What is your vocation, your sense of callings as a human being at this point in your life, both in and beyond job and title?
Practice internalizing a more spacious, generous sense of what animates you and why you are here (e.g. as a human being, partner, child, neighbor, friend, citizen, maker, yogi, volunteer, as well as a professional). Honor the creative value of “how” you are present as much as in “what” you are doing in the everyday at work and in the world. #yourtruecalling
Today I’m in Oakland sitting across the room from my daughter who is working from home. She works to music, energetic music. While I usually write in quiet, I like working to a beat. Before beginning, we walked the few blocks for coffee. I drink mocha here, at home I’m a tea drinker. Across the bay in San Francisco, my son works in the financial district. According to Google maps their offices are .8 miles apart. Their homes are 25 miles apart, Oakland to San Anselmo. And my home base in Virginia, 2,937 miles away.
This morning there is a cool breeze and morning sun is reflecting on the building opposite from where I am sitting. Not unlike Paris, I find the light intoxicating, even with fog. I lived in California in the late 70’s and have been attempting to return since then. When my son first moved to San Francisco, he was the age I left. My daughter relocated here from Chicago to be near her brother and his family. It was our plan for me and my husband to join them in time. We keep waiting for the fog to lift, a path made visible.

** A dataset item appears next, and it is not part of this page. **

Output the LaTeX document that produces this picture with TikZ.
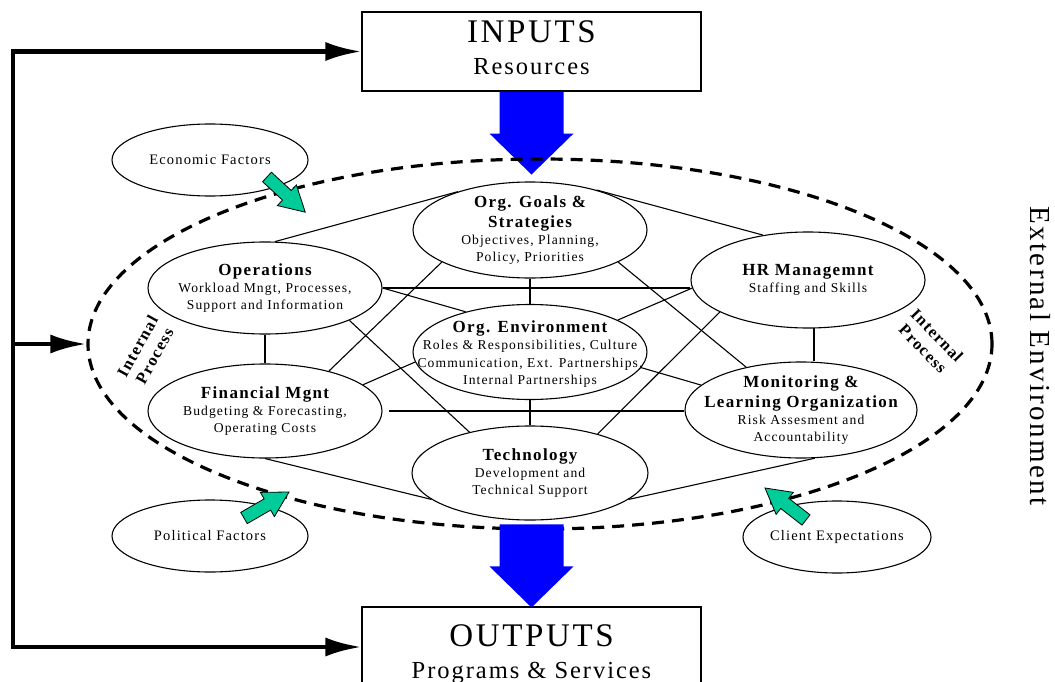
\documentclass[tikz,border=0pt]{standalone}
\usepackage{fontspec}
\setmainfont{Liberation Serif}[LetterSpace=8]
\usetikzlibrary{shapes.geometric,arrows.meta,calc}
\definecolor{garrowcol}{RGB}{0,204,153}
\newcommand\dgbig{\fontsize{33}{36}\selectfont}
\newcommand\dgmid{\fontsize{24.5}{28}\selectfont}
\newcommand\dgtitle{\fontsize{17}{20}\selectfont\bfseries}
\newcommand\dgsub{\fontsize{13.6}{17.3}\selectfont}
\newcommand\dgfac{\fontsize{14.5}{17}\selectfont}
\newcommand\dgip{\fontsize{16.5}{19.5}\selectfont\bfseries}
\newcommand\dgext{\fontsize{29}{32}\selectfont}
\begin{document}
\begin{tikzpicture}[x=1pt,y=-1pt,
  oval/.style={ellipse, draw, line width=1.1pt, inner sep=0pt},
  box/.style={rectangle, draw, line width=1.1pt, inner sep=0pt, minimum width=339pt, minimum height=79pt},
  conn/.style={line width=1.1pt},
  fb/.style={line width=4.5pt, line join=miter},
  bigtip/.tip={Latex[length=36pt,width=19pt]},
  txt/.style={align=center, font=\dgsub, inner sep=0pt},
  garr/.pic={\draw[fill=garrowcol, line width=0.8pt, line join=miter]
     (0,-6.5) -- (27,-6.5) -- (27,-14) -- (52,0) -- (27,14) -- (27,6.5) -- (0,6.5) -- cycle;},
  barr/.pic={\fill[blue] (-32,0) -- (-32,42) -- (-42,42) -- (0,83) -- (42,42) -- (32,42) -- (32,0) -- cycle;}
]
\useasboundingbox (0,0) rectangle (1055,682);
\clip (0,0) rectangle (1055,682);

% boxes
\node[box] (IN) at (531.5,51.5) {};
\node[font=\dgbig, anchor=base] (INa) at ($(IN.north)+(0,31.5)$) {INPUTS};
\node[font=\dgmid, anchor=base] (INb) at ($(IN.north)+(0,63.3)$) {Resources};
\node[box, minimum height=80pt] (OUT) at (531.5,647) {};
\node[font=\dgbig, anchor=base] (OUTa) at ($(OUT.north)+(0,40)$) {OUTPUTS};
\node[font=\dgmid, anchor=base] (OUTb) at ($(OUT.north)+(0,72)$) {Programs \& Services};

% top blue arrow (below dashes)
\pic at (IN.south) {barr};

% dashed internal-process ellipse
\node[ellipse, draw, line width=3.2pt, dash pattern=on 12pt off 8pt, minimum width=904pt, minimum height=370pt, inner sep=0pt] (EXT) at (540,344) {};

% bottom blue arrow
\pic at ($(OUT.north)+(0,-82)$) {barr};

% inner ellipses
\node[oval, minimum width=234pt, minimum height=96pt] (G) at (530,230) {};
\node[oval, minimum width=234pt, minimum height=92pt] (O) at (265,288) {};
\node[oval, minimum width=234pt, minimum height=96pt] (H) at (808,280) {};
\node[oval, minimum width=234pt, minimum height=95pt] (E) at (530,352) {};
\node[oval, minimum width=234pt, minimum height=94pt] (F) at (265,411) {};
\node[oval, minimum width=232pt, minimum height=96pt] (M) at (801,410) {};
\node[oval, minimum width=236pt, minimum height=94pt] (T) at (530,473) {};

% factor ellipses
\node[oval, minimum width=196pt, minimum height=72pt] (EF) at (210,160) {};
\node[oval, minimum width=196pt, minimum height=72pt] (PF) at (210,536) {};
\node[oval, minimum width=188pt, minimum height=72pt] (CE) at (837,537) {};

% connectors
\draw[conn] (O.78) -- (G.152);
\draw[conn] (G.31) -- (H.135);
\draw[conn] (O.east) -- (O.east -| H.west);
\draw[conn] (O.east) -- (E.148);
\draw[conn] (O.-21) -- (T.146);
\draw[conn] (O.south) -- (F.north);
\draw[conn] (G.200) -- (F.32);
\draw[conn] (G.south) -- (E.north);
\draw[conn] (G.-20) -- (M.142);
\draw[conn] (E.20) -- (H.184);
\draw[conn] (H.200) -- (T.30);
\draw[conn] (H.-83) -- (H.-83 |- M.north);
\draw[conn] (E.-8) -- (M.166);
\draw[conn] ([xshift=6pt]F.east) -- (F.east -| M.west);
\draw[conn] (F.15) -- (E.185);
\draw[conn] (F.south) -- (T.195);
\draw[conn] (M.-74) -- (T.-15);
\draw[conn] (E.south) -- (T.north);

% texts
\node[txt] (Gt) at (G) {{\dgtitle Org. Goals \&}\\[2.7pt]{\dgtitle Strategies}\\Objectives, Planning,\\Policy, Priorities};
\node[txt] (Ot) at (O) {{\dgtitle Operations}\\Workload Mngt, Processes,\\Support and Information};
\node[txt] (Ht) at (H) {{\dgtitle HR Managemnt}\\Staffing and Skills};
\node[txt] (Et) at ($(E)+(0,2)$) {{\dgtitle Org. Environment}\\Roles \& Responsibilities, Culture\\Communication, Ext. Partnerships,\\Internal Partnerships};
\node[txt] (Ft) at (F) {{\dgtitle Financial Mgnt}\\Budgeting \& Forecasting,\\Operating Costs};
\node[txt] (Mt) at (M) {{\dgtitle Monitoring \&}\\[2.7pt]{\dgtitle Learning Organization}\\Risk Assesment and\\Accountability};
\node[txt] (Tt) at (T) {{\dgtitle Technology}\\Development and\\Technical Support};
\node[font=\dgfac] (EFt) at (EF) {Economic Factors};
\node[font=\dgfac] (PFt) at (PF) {Political Factors};
\node[font=\dgfac] (CEt) at (CE) {Client Expectations};

\node[font=\dgip, align=center, rotate=61, inner sep=0pt] (IPL) at (146,351) {Internal\\Process};
\node[font=\dgip, align=center, rotate=-46, inner sep=0pt] (IPR) at (930,342) {Internal\\Process};

\node[font=\dgext, rotate=-90, anchor=base] (EE) at (1030,356) {External Environment};

% feedback loop
\coordinate (L) at (13,344);
\draw[fb, bigtip-bigtip] (IN.west) -- (IN.west -| L) -- (OUT.west -| L) -- (OUT.west);
\draw[fb, -bigtip] (L |- EXT.west) -- (EXT.west);

% green arrows
\pic[rotate=-42.6] at (267,177) {garr};
\pic[rotate=30] at (244,518) {garr};
\pic[rotate=142] at (806,520) {garr};
\end{tikzpicture}
\end{document}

Writing and reading have always been my devotion, spiritual practice. Poetry, my passion and true calling, advocation. I supported my family as a marriage and family therapist for 38 years. (Also, I just completed certification in iRest® Yoga Nidra Meditation, as part of my relocation and retirement plan). Almost 20 years ago, I had the amazing fortune to be accepted for an MFA at the Bennington Writing Seminars of Bennington College. This experience changed my life. Writing and reading, now affirmed, became more central. My association with Bennington as staff, has and continues to define my literary life and community.
And in May of 2017 at the age of 67, my first full length volume of poems, Hunger for Salt, will be published by Saint Julian Press. I am deeply honored that these poems found this particular home. I look forward to readings across the country and seeing if the book or writing manifests a move or at least more frequent visits.
Hence, Quest 2017. I’m sending out the call.